**SUPPLIED DATA**
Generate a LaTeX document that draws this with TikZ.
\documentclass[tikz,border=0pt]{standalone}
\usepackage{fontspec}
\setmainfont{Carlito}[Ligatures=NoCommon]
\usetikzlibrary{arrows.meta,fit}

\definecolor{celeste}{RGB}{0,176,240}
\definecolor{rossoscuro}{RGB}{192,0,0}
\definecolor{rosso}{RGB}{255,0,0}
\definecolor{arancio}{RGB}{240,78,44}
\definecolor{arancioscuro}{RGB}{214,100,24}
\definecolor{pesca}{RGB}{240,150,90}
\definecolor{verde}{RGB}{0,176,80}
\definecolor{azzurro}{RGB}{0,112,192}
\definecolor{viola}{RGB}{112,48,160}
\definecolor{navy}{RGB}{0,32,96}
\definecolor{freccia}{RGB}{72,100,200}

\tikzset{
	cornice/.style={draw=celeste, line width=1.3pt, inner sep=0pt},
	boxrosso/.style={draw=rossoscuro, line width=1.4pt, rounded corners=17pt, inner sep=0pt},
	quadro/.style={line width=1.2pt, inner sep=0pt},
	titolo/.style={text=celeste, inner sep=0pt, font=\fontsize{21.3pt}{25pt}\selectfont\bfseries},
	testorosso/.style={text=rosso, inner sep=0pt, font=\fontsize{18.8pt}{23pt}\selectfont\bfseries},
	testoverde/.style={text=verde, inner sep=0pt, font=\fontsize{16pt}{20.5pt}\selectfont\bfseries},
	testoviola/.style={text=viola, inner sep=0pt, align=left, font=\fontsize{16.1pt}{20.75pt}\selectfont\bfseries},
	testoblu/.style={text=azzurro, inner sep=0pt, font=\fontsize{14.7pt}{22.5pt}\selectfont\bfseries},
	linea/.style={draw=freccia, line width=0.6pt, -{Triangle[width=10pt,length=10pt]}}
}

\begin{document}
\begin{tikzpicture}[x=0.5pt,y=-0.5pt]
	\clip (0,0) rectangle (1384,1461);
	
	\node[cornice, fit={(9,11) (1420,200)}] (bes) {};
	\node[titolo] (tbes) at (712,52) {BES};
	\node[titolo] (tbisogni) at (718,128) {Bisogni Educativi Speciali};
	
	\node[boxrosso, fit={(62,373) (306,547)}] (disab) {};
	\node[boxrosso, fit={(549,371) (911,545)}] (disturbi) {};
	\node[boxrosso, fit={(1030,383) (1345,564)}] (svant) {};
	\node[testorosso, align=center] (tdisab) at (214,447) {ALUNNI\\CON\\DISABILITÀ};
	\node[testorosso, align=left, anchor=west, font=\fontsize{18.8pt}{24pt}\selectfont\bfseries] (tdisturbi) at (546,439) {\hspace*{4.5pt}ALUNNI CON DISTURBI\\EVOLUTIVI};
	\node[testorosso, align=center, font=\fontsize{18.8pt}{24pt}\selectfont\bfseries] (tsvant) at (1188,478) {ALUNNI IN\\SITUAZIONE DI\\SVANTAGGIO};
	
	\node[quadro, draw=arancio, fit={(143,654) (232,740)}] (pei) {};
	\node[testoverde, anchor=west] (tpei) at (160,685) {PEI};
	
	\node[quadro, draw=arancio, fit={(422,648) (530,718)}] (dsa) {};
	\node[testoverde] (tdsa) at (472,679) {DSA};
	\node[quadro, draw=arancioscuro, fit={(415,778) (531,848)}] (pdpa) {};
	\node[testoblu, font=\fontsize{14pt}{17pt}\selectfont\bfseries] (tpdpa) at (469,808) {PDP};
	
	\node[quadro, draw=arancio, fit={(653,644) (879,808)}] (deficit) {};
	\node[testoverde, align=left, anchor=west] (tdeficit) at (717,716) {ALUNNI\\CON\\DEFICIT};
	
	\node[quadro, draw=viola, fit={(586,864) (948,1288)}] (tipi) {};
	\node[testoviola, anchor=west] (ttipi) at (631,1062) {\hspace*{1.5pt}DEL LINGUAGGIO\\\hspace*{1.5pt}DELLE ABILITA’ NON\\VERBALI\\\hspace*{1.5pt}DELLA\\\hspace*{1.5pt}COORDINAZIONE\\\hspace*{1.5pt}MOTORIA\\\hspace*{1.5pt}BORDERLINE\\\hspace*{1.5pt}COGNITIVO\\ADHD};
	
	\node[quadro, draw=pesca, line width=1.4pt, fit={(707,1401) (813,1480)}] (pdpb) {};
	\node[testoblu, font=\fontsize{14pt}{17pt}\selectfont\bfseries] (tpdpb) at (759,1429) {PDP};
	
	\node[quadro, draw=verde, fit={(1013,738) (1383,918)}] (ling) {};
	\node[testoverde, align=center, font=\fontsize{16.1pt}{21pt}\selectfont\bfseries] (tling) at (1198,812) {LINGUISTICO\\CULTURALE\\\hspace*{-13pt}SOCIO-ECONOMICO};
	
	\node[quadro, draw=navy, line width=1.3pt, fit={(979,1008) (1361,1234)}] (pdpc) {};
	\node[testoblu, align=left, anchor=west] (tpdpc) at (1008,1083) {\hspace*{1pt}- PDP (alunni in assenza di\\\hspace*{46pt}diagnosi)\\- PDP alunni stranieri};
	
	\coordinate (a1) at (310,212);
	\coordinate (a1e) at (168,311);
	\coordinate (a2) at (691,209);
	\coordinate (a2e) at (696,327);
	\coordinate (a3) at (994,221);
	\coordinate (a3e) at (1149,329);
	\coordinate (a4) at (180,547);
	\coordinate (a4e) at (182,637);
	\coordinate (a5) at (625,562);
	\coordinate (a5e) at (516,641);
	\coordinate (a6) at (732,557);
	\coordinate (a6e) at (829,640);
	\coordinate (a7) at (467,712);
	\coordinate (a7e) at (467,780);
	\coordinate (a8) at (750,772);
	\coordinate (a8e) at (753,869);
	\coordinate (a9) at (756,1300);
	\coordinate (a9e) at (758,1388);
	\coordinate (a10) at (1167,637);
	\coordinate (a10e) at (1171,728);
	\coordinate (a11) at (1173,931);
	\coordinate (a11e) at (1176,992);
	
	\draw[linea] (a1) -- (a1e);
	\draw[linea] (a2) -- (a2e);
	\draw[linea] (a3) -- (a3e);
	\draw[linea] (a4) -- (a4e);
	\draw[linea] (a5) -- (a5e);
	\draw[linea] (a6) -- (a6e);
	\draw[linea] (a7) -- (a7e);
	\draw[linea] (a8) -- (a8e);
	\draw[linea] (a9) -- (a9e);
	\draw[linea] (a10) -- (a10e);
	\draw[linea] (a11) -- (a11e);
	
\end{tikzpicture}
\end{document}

**TASK BRIEF**
Please repeat the listing exactly, with nothing left out.

**WRITTEN ANSWER**
Generate a LaTeX document that draws this with TikZ.
\documentclass[tikz,border=0pt]{standalone}
\usepackage{fontspec}
\setmainfont{Carlito}[Ligatures=NoCommon]
\usetikzlibrary{arrows.meta,fit}

\definecolor{celeste}{RGB}{0,176,240}
\definecolor{rossoscuro}{RGB}{192,0,0}
\definecolor{rosso}{RGB}{255,0,0}
\definecolor{arancio}{RGB}{240,78,44}
\definecolor{arancioscuro}{RGB}{214,100,24}
\definecolor{pesca}{RGB}{240,150,90}
\definecolor{verde}{RGB}{0,176,80}
\definecolor{azzurro}{RGB}{0,112,192}
\definecolor{viola}{RGB}{112,48,160}
\definecolor{navy}{RGB}{0,32,96}
\definecolor{freccia}{RGB}{72,100,200}

\tikzset{
	cornice/.style={draw=celeste, line width=1.3pt, inner sep=0pt},
	boxrosso/.style={draw=rossoscuro, line width=1.4pt, rounded corners=17pt, inner sep=0pt},
	quadro/.style={line width=1.2pt, inner sep=0pt},
	titolo/.style={text=celeste, inner sep=0pt, font=\fontsize{21.3pt}{25pt}\selectfont\bfseries},
	testorosso/.style={text=rosso, inner sep=0pt, font=\fontsize{18.8pt}{23pt}\selectfont\bfseries},
	testoverde/.style={text=verde, inner sep=0pt, font=\fontsize{16pt}{20.5pt}\selectfont\bfseries},
	testoviola/.style={text=viola, inner sep=0pt, align=left, font=\fontsize{16.1pt}{20.75pt}\selectfont\bfseries},
	testoblu/.style={text=azzurro, inner sep=0pt, font=\fontsize{14.7pt}{22.5pt}\selectfont\bfseries},
	linea/.style={draw=freccia, line width=0.6pt, -{Triangle[width=10pt,length=10pt]}}
}

\begin{document}
\begin{tikzpicture}[x=0.5pt,y=-0.5pt]
	\clip (0,0) rectangle (1384,1461);
	
	\node[cornice, fit={(9,11) (1420,200)}] (bes) {};
	\node[titolo] (tbes) at (712,52) {BES};
	\node[titolo] (tbisogni) at (718,128) {Bisogni Educativi Speciali};
	
	\node[boxrosso, fit={(62,373) (306,547)}] (disab) {};
	\node[boxrosso, fit={(549,371) (911,545)}] (disturbi) {};
	\node[boxrosso, fit={(1030,383) (1345,564)}] (svant) {};
	\node[testorosso, align=center] (tdisab) at (214,447) {ALUNNI\\CON\\DISABILITÀ};
	\node[testorosso, align=left, anchor=west, font=\fontsize{18.8pt}{24pt}\selectfont\bfseries] (tdisturbi) at (546,439) {\hspace*{4.5pt}ALUNNI CON DISTURBI\\EVOLUTIVI};
	\node[testorosso, align=center, font=\fontsize{18.8pt}{24pt}\selectfont\bfseries] (tsvant) at (1188,478) {ALUNNI IN\\SITUAZIONE DI\\SVANTAGGIO};
	
	\node[quadro, draw=arancio, fit={(143,654) (232,740)}] (pei) {};
	\node[testoverde, anchor=west] (tpei) at (160,685) {PEI};
	
	\node[quadro, draw=arancio, fit={(422,648) (530,718)}] (dsa) {};
	\node[testoverde] (tdsa) at (472,679) {DSA};
	\node[quadro, draw=arancioscuro, fit={(415,778) (531,848)}] (pdpa) {};
	\node[testoblu, font=\fontsize{14pt}{17pt}\selectfont\bfseries] (tpdpa) at (469,808) {PDP};
	
	\node[quadro, draw=arancio, fit={(653,644) (879,808)}] (deficit) {};
	\node[testoverde, align=left, anchor=west] (tdeficit) at (717,716) {ALUNNI\\CON\\DEFICIT};
	
	\node[quadro, draw=viola, fit={(586,864) (948,1288)}] (tipi) {};
	\node[testoviola, anchor=west] (ttipi) at (631,1062) {\hspace*{1.5pt}DEL LINGUAGGIO\\\hspace*{1.5pt}DELLE ABILITA’ NON\\VERBALI\\\hspace*{1.5pt}DELLA\\\hspace*{1.5pt}COORDINAZIONE\\\hspace*{1.5pt}MOTORIA\\\hspace*{1.5pt}BORDERLINE\\\hspace*{1.5pt}COGNITIVO\\ADHD};
	
	\node[quadro, draw=pesca, line width=1.4pt, fit={(707,1401) (813,1480)}] (pdpb) {};
	\node[testoblu, font=\fontsize{14pt}{17pt}\selectfont\bfseries] (tpdpb) at (759,1429) {PDP};
	
	\node[quadro, draw=verde, fit={(1013,738) (1383,918)}] (ling) {};
	\node[testoverde, align=center, font=\fontsize{16.1pt}{21pt}\selectfont\bfseries] (tling) at (1198,812) {LINGUISTICO\\CULTURALE\\\hspace*{-13pt}SOCIO-ECONOMICO};
	
	\node[quadro, draw=navy, line width=1.3pt, fit={(979,1008) (1361,1234)}] (pdpc) {};
	\node[testoblu, align=left, anchor=west] (tpdpc) at (1008,1083) {\hspace*{1pt}- PDP (alunni in assenza di\\\hspace*{46pt}diagnosi)\\- PDP alunni stranieri};
	
	\coordinate (a1) at (310,212);
	\coordinate (a1e) at (168,311);
	\coordinate (a2) at (691,209);
	\coordinate (a2e) at (696,327);
	\coordinate (a3) at (994,221);
	\coordinate (a3e) at (1149,329);
	\coordinate (a4) at (180,547);
	\coordinate (a4e) at (182,637);
	\coordinate (a5) at (625,562);
	\coordinate (a5e) at (516,641);
	\coordinate (a6) at (732,557);
	\coordinate (a6e) at (829,640);
	\coordinate (a7) at (467,712);
	\coordinate (a7e) at (467,780);
	\coordinate (a8) at (750,772);
	\coordinate (a8e) at (753,869);
	\coordinate (a9) at (756,1300);
	\coordinate (a9e) at (758,1388);
	\coordinate (a10) at (1167,637);
	\coordinate (a10e) at (1171,728);
	\coordinate (a11) at (1173,931);
	\coordinate (a11e) at (1176,992);
	
	\draw[linea] (a1) -- (a1e);
	\draw[linea] (a2) -- (a2e);
	\draw[linea] (a3) -- (a3e);
	\draw[linea] (a4) -- (a4e);
	\draw[linea] (a5) -- (a5e);
	\draw[linea] (a6) -- (a6e);
	\draw[linea] (a7) -- (a7e);
	\draw[linea] (a8) -- (a8e);
	\draw[linea] (a9) -- (a9e);
	\draw[linea] (a10) -- (a10e);
	\draw[linea] (a11) -- (a11e);
	
\end{tikzpicture}
\end{document}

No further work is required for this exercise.